A third party provider is uploading CSV-files once a day to a shared Azure Blob Storage. The files have a certain prefix with a timestamp in the filename and reside in the same directory. F.i. "dw_palkkatekijat_20170320T021" Every file will have all the data the previous had, plus the newly added data from the previous day. I would like to import all the rows from all the files to a SQL table in an Azure SQL DB. This I can do.
The problem I have is that I don't know how to add the filename into a separate column in the table, so I can separate which file the rows came from, and only use the newest rows. I need to import all the files' contents and store all "versions" of the files. Is there a way I can send the filename as a parameter for a SQL stored procedure? Or any alternate way to handle this problem?
Thank you for your help.
In the current situation you've described you won't be able to get the exact file name. ADF isn't a data transformation service so doesn't give you this level functionality... I wish it did!
However, there are a couple of options to get the file name or something similar to use. None of which I accept are perfect!
Option 1 (Best option, I think!)
As you asked. Pass a parameter to the SQL DB stored procedure. This is certainly possible using the ADF activity parameter attribute.
What to pass as a param?...
Well, if your source files in blob storage have a nicely defined date and time in the file name. Which is what you already use in the input dataset definition then pass that to the proc. Store it in SQL DB table. Then you can work out when the file was loaded and when for and the period of overlap. Maybe?
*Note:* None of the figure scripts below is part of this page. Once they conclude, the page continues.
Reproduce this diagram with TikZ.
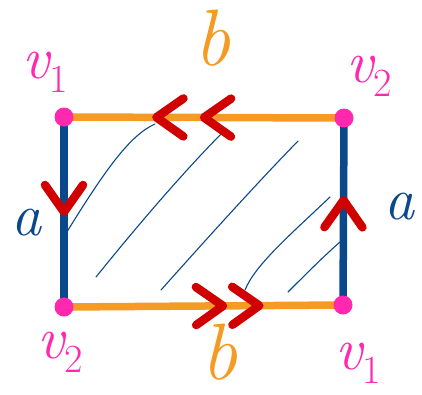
\documentclass[tikz,border=0pt]{standalone}
\usepackage{tikz}
\usetikzlibrary{decorations.markings}
\definecolor{myorange}{RGB}{245,154,35}
\definecolor{myblue}{RGB}{10,72,140}
\definecolor{mypink}{RGB}{255,40,175}
\definecolor{myred}{RGB}{208,0,0}
\tikzstyle{vertex} = [circle, fill=mypink, inner sep=0pt, minimum size=19pt]
\tikzstyle{chev} = [myred, line width=8.5pt, line cap=round, line join=round]
\tikzstyle{lbl} = [inner sep=0pt, font=\fontsize{60}{60}\selectfont\itshape]
\newcommand{\vlab}[1]{v\raisebox{-14pt}{\upshape\fontsize{40}{40}\selectfont #1}}

\begin{document}
\begin{tikzpicture}[x=1pt, y=-1pt,
    bedge/.style={myorange, line width=7.5pt},
    aedge/.style={myblue, line width=7.5pt},
    hatch/.style={myblue, line width=1.1pt, line cap=round},
    chevat/.style={postaction={decorate, decoration={markings,
        mark=at position #1 with {\draw[chev] (-27,19) -- (0,0) -- (-27,-19);}}}}]
    \useasboundingbox (0,0) rectangle (422,394);
    % corners of the square
    \coordinate (tl) at (64,117);
    \coordinate (tr) at (344,118);
    \coordinate (bl) at (64,307);
    \coordinate (br) at (343,305);
    % hatching
    \draw[hatch] (65,235) .. controls (105,170) and (130,135) .. (155,124);
    \draw[hatch] (96,277) .. controls (150,210) and (195,160) .. (225,130);
    \draw[hatch] (161,290) .. controls (210,235) and (260,180) .. (298,141);
    \draw[hatch] (245,290) .. controls (255,265) and (290,235) .. (330,197);
    \draw[hatch] (288,292) .. controls (305,275) and (325,255) .. (340,242);
    % edges with their arrows
    \draw[bedge, chevat=0.67, chevat=0.50] (tr) -- (tl);
    \draw[bedge, chevat=0.57, chevat=0.70] (bl) -- (br);
    \draw[aedge, chevat=0.50] (tl) -- (bl);
    \draw[aedge, chevat=0.56] (br) -- (tr);
    \foreach \c in {tl, tr, bl, br}
        \node[vertex] (dot-\c) at (\c) {};
    % labels
    \node[lbl, text=mypink] (v1a) at (45,72) {\vlab{1}};
    \node[lbl, text=mypink] (v2a) at (369,76) {\vlab{2}};
    \node[lbl, text=mypink] (v2b) at (60,352) {\vlab{2}};
    \node[lbl, text=mypink] (v1b) at (358,363) {\vlab{1}};
    \node[lbl, text=myorange, font=\fontsize{80}{80}\selectfont\itshape] (bt) at (212,38) {b};
    \node[lbl, text=myorange, font=\fontsize{80}{80}\selectfont\itshape] (bb) at (219,352) {b};
    \node[lbl, text=myblue] (al) at (26,223) {a};
    \node[lbl, text=myblue] (ar) at (399,207) {a};
\end{tikzpicture}
\end{document}
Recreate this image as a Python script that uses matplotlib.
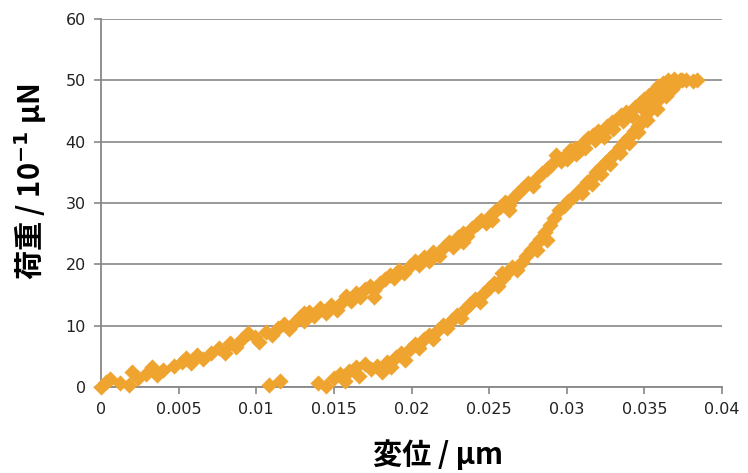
import matplotlib
matplotlib.use("Agg")
import matplotlib.pyplot as plt

# loading branch (upper curve)
load_x = [0.0, 0.0003, 0.0006, 0.0012, 0.0018, 0.0020, 0.0024, 0.0029, 0.0033, 0.0036,
          0.0040, 0.0047, 0.0052, 0.0055, 0.0058, 0.0062, 0.0066, 0.0071, 0.0076, 0.0080,
          0.0083, 0.0087, 0.0091, 0.0095, 0.0099, 0.0102, 0.0106, 0.0110, 0.0114, 0.0118,
          0.0121, 0.0125, 0.0128, 0.0131, 0.0134, 0.0137, 0.0141, 0.0145, 0.0148, 0.0152,
          0.0155, 0.0158, 0.0161, 0.0164, 0.0167, 0.0170, 0.0173, 0.0176, 0.0180, 0.0183,
          0.0186, 0.0189, 0.0192, 0.0195, 0.0199, 0.0202, 0.0205, 0.0208, 0.0211, 0.0214,
          0.0218, 0.0221, 0.0224, 0.0227, 0.0230, 0.0233, 0.0236, 0.0239, 0.0242, 0.0245,
          0.0248, 0.0251, 0.0254, 0.0257, 0.0260, 0.0263, 0.0266, 0.0269, 0.0272, 0.0275,
          0.0278, 0.0281, 0.0284, 0.0287, 0.0290, 0.0293, 0.0296, 0.0299, 0.0302, 0.0305,
          0.0308, 0.0311, 0.0314, 0.0317, 0.0320, 0.0323, 0.0326, 0.0329, 0.0332, 0.0335,
          0.0338, 0.0341, 0.0344, 0.0347, 0.0350, 0.0353, 0.0356, 0.0359, 0.0362, 0.0365,
          0.0369, 0.0373, 0.0377, 0.0381, 0.0384,
          0.0300, 0.0306, 0.0312, 0.0318, 0.0324, 0.0330, 0.0336, 0.0342, 0.0348, 0.0354,
          0.0360, 0.0366, 0.0371, 0.0233, 0.0252, 0.0263, 0.0176, 0.0131]
load_y = [0.0, 0.8, 1.3, 0.6, 0.3, 2.4, 1.5, 2.2, 3.2, 1.9,
          2.7, 3.5, 4.1, 4.8, 3.9, 5.2, 4.5, 5.6, 6.4, 5.6,
          7.1, 6.5, 7.9, 8.8, 8.2, 7.4, 9.0, 8.5, 9.6, 10.3,
          9.4, 10.6, 11.4, 10.8, 12.3, 11.5, 12.8, 12.1, 13.4, 12.6,
          13.9, 14.8, 14.1, 15.3, 14.6, 15.9, 16.5, 15.8, 16.9, 17.6,
          18.3, 17.8, 19.0, 18.6, 19.8, 20.5, 19.9, 21.2, 20.6, 22.0,
          21.4, 22.8, 23.6, 22.9, 24.4, 25.1, 24.6, 25.9, 26.6, 27.3,
          26.8, 28.0, 28.7, 29.4, 30.1, 29.6, 31.0, 31.8, 32.5, 33.3,
          32.8, 34.1, 34.9, 35.5, 36.2, 37.8, 36.9, 37.6, 38.6, 39.0,
          38.5, 40.0, 40.6, 41.1, 41.8, 41.4, 42.6, 43.2, 43.6, 44.3,
          44.9, 44.5, 45.6, 46.3, 46.9, 47.6, 48.3, 49.0, 49.6, 50.1,
          50.2, 50.0, 50.1, 49.9, 50.0,
          37.2, 38.0, 38.9, 40.3, 40.7, 42.0, 43.4, 44.2, 45.6, 46.8,
          48.4, 49.4, 49.6, 23.6, 27.2, 28.9, 14.6, 12.0]

# unloading branch (lower curve)
unload_x = [0.0108, 0.0115, 0.0140, 0.0145, 0.0150, 0.0154, 0.0157, 0.0160, 0.0164, 0.0166,
            0.0170, 0.0174, 0.0178, 0.0181, 0.0184, 0.0187, 0.0190, 0.0193, 0.0196, 0.0199,
            0.0202, 0.0205, 0.0208, 0.0211, 0.0214, 0.0217, 0.0220, 0.0223, 0.0226, 0.0229,
            0.0232, 0.0235, 0.0238, 0.0241, 0.0244, 0.0247, 0.0250, 0.0253, 0.0256, 0.0259,
            0.0262, 0.0265, 0.0268, 0.0271, 0.0274, 0.0277, 0.0280, 0.0283, 0.0286, 0.0289,
            0.0292, 0.0295, 0.0298, 0.0301, 0.0304, 0.0307, 0.0310, 0.0313, 0.0316, 0.0319,
            0.0322, 0.0325, 0.0328, 0.0331, 0.0334, 0.0337, 0.0340, 0.0343, 0.0346, 0.0349,
            0.0352, 0.0355, 0.0358, 0.0361, 0.0364, 0.0367, 0.0370, 0.0374,
            0.0310, 0.0316, 0.0322, 0.0328, 0.0334, 0.0340, 0.0346, 0.0352, 0.0358, 0.0364,
            0.0368, 0.0281, 0.0287, 0.0258]
unload_y = [0.4, 1.0, 0.6, 0.1, 1.4, 2.2, 1.0, 2.6, 3.3, 1.8,
            3.8, 2.9, 3.4, 2.5, 4.1, 3.3, 4.9, 5.6, 4.4, 6.2,
            7.0, 6.4, 7.8, 8.5, 7.9, 9.3, 10.1, 9.6, 11.0, 11.8,
            11.3, 12.8, 13.6, 14.4, 13.9, 15.3, 16.1, 17.0, 16.4, 17.8,
            18.7, 19.5, 19.0, 20.4, 21.4, 22.3, 23.3, 24.2, 25.3, 26.4,
            27.6, 28.8, 29.5, 30.4, 31.0, 31.8, 32.5, 33.4, 34.1, 35.0,
            35.8, 36.7, 37.4, 38.2, 39.1, 40.0, 40.8, 41.7, 42.6, 43.6,
            44.6, 45.6, 46.6, 47.6, 48.5, 49.3, 49.9, 50.1,
            31.6, 33.1, 34.8, 36.3, 38.1, 39.8, 41.6, 43.5, 45.4, 47.4,
            48.6, 22.4, 24.0, 18.6]

x_ticks = [0, 0.005, 0.01, 0.015, 0.02, 0.025, 0.03, 0.035, 0.04]
x_ticklabels = ["0", "0.005", "0.01", "0.015", "0.02", "0.025", "0.03", "0.035", "0.04"]
y_ticks = [0, 10, 20, 30, 40, 50, 60]

color = "#F0A430"
gray = "#888888"

fig = plt.figure(figsize=(7.48, 4.73), dpi=100)
ax = fig.add_axes([101 / 748, 1 - 387 / 473, 621 / 748, 368 / 473])

ax.scatter(load_x, load_y, marker="D", s=68, color=color, linewidths=0, zorder=3, clip_on=False)
ax.scatter(unload_x, unload_y, marker="D", s=68, color=color, linewidths=0, zorder=3, clip_on=False)

ax.set_xlim(0, 0.04)
ax.set_ylim(0, 60)
ax.set_xticks(x_ticks)
ax.set_xticklabels(x_ticklabels)
ax.set_yticks(y_ticks)

for s in ["top", "right"]:
    ax.spines[s].set_visible(False)
for s in ["left", "bottom"]:
    ax.spines[s].set_color(gray)
    ax.spines[s].set_linewidth(1.3)

ax.grid(axis="y", color=gray, linewidth=1.2)
ax.set_axisbelow(True)
ax.tick_params(direction="out", length=5, width=1.2, color=gray,
               labelsize=11.5, labelcolor="#222222", pad=6)

jp = ["Noto Sans CJK JP", "DejaVu Sans"]
fig.text(438 / 748, 1 - 455 / 473, "変位 / μm", family=jp, fontsize=21,
         fontweight="bold", ha="center", va="center")
fig.text(30 / 748, 1 - 182 / 473, r"荷重 / 10$^{\mathbf{-1}}$ μN", family=jp, fontsize=21,
         fontweight="bold", ha="center", va="center", rotation=90)

fig.savefig("out.png", dpi=100)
You can access the time slice start for the dataset in the activity. Example JSON...
"activities": [
{
"name": "StoredProcedureActivityTemplate",
"type": "SqlServerStoredProcedure",
"inputs": [
{
"name": "BlobFile"
}
],
"outputs": [
{
"name": "RelationalTable"
}
],
"typeProperties": {
"storedProcedureName": "[dbo].[usp_LoadMyBlobs]",
"storedProcedureParameters": {
//like this:
"ExactParamName": "$$Text.Format('{0:yyyyMMdd}', Time.AddMinutes(SliceStart, 0))" //tweak the date format
}
}, //etc ....
Option 2 (Loads of effort)
Create yourself a middle man ADF custom activity that reads the file, plus the file name and adds the value as a column.
Custom activities in ADF basically give you the extensibility to do anything as you have to craft the data transformation behaviour in C#.
I would recommend learning what's involved in using custom activities if you want to go down this route. Lots more effort and an Azure Batch Service will be required.
Option 3 (Total overkill)
Use an Azure Data Lake Analytics service! Taking the same approach as option 2. Use USQL in data lake to parse the file and include the file name in the output dataset. In USQL you can pass a wildcard for the file name as part of the extractor and use it within the output dataset.
I brand this option as overkill because bolting on a complete data lake service just to read a filename is excessive. In reality data lake could probably replace your SQL DB layer and give you the file name transformation for free.
By the way, you won't need to use Azure Data Lake storage to store you source files. You could give the analytics service access to the existing shared blob storage account. But you would need it to support the analytics service, only.
Option 4
Have a rethink and use Azure Data Lake instead of Azure SQL DB?????
Hope this helps